Anak Angkat

Tidak Butuh Apa-apa Kecuali Kebebasan



Tidak Butuh Apa-apa Kecuali Kebebasan

0"Arthur, kamarnya—" Celine   menatapnya takjub dalam ruangan bernuansa putih nan elegan itu.     

"Indah, bukan?" potong Arthur.     

"I-iya," jawab Celine. Gadis itu merasa deg-degan.     

"Ayo masuk," Arthur menggandeng tangan Celine.     

"Tapi ...." Celine tampak ragu-ragu.     

"Ayolah, masuk sekarang," ajak Arthur. "Wah tanganmu dingin ya?" kata Arthur.     

Celine tersenyum tipis, agak malu. Dia memang sedang grogi.     

"Ayo masuk tidak perlu takut,"     

"Arthur, tapi aku—"     

"Sudahlah, aku ini kekasihmu. Aku pasti akan melindungimu," ucap Arthur.     

Berkat rayuan Arthur Celine pun akhirnya mau menuruti ajakkan Arthur.     

Kemudian Arthur menyuruh Celine duduk di atas ranjang. Dia juga tengah duduk di samping Celine.     

"Apa kau menyukai tempat ini?" tanya Arthur.     

Masih dengan wajah yang ragu-ragu Celine menganggukkan kepalanya. Dia sedikit menikmati ruangan ini. Benar-benar mirip ruangan yang digunakan untuk pengantin baru.
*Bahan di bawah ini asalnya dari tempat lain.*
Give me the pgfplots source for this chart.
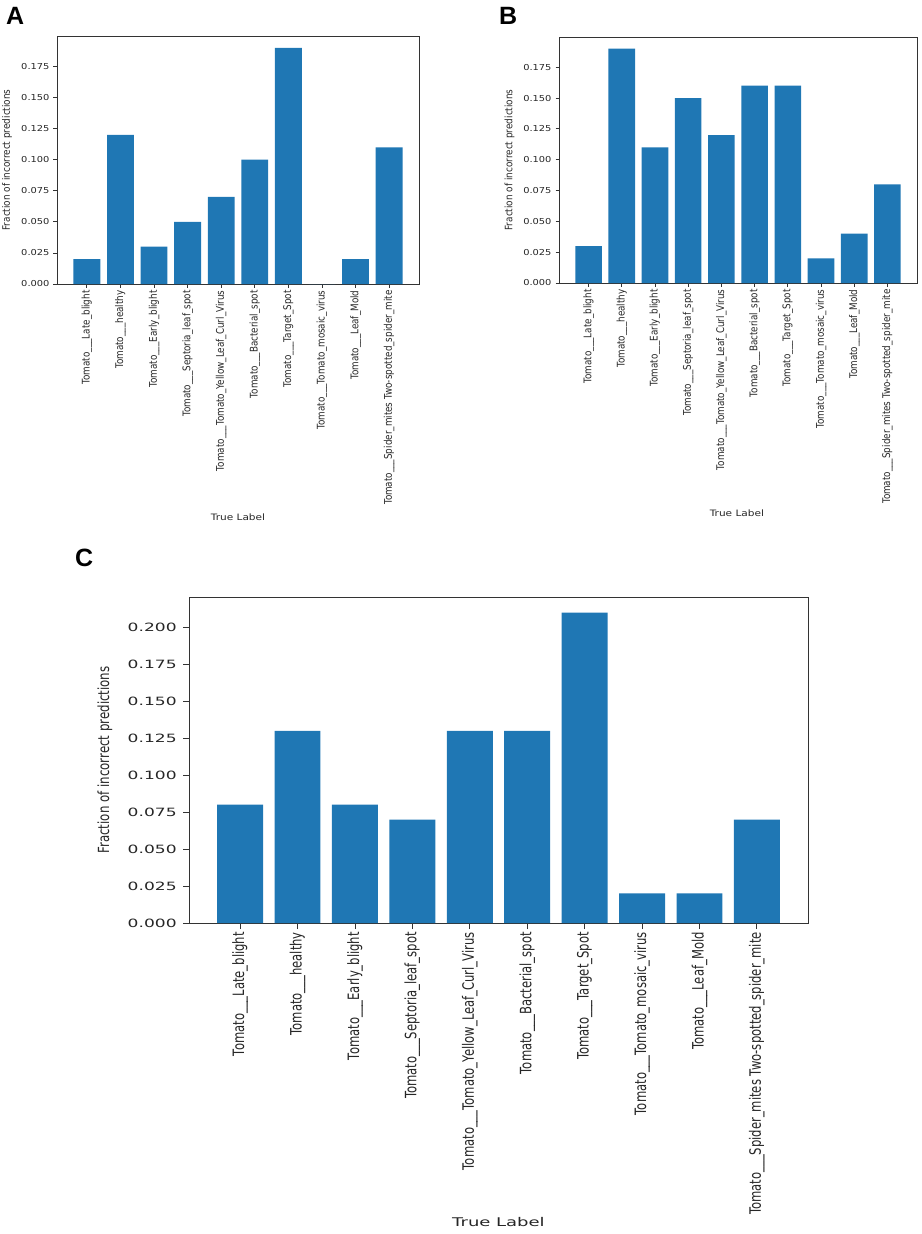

Aroma mawar bercampur dengan lilin aroma terapi benar-benar membuatnya merasa tenang dan nyaman.     

Tapi dia juga merasa sangat takut.     

"Kenapa tidak menjawab? Aku tanya sekali lagi ya? Kau menyukai kamar ini atau tidak?"  tanya Arthur.     

"Iya, saya menyukainya ... tapi ...."     

"Tapi apa, Celine?"     

"Tapi kenapa kamu sampai harus menyewa kamar khusus untuk kita? Kita ini belum menikah? Lagi pula baru juga hari ini kita resmi berpacaran?" protes Celine.     

"Loh, memangnya kenapa? Aku ingin menghabiskan waktu berdua saja denganmu. Apa itu harus menunggu menikah?" jawab Arthur.     

"Tentu saja Arthur, kita harus menikah dulu, untuk berada dalam satu kamar seperti ini. Lagi pula kalau sekedar ingin berduaan, kita bisa melalukannya di tempat lain, 'kan? Kenapa harus di hotel?" pungkas Celine.     

"Kalau di hotel tidak ada yang mengganggu kita, Celine!" jawab Arthur singkat.     

"Iya, tapi aku takut kalau kamu akan—"     

"Akan berbuat tidak senonoh ya?" tebak Arthur.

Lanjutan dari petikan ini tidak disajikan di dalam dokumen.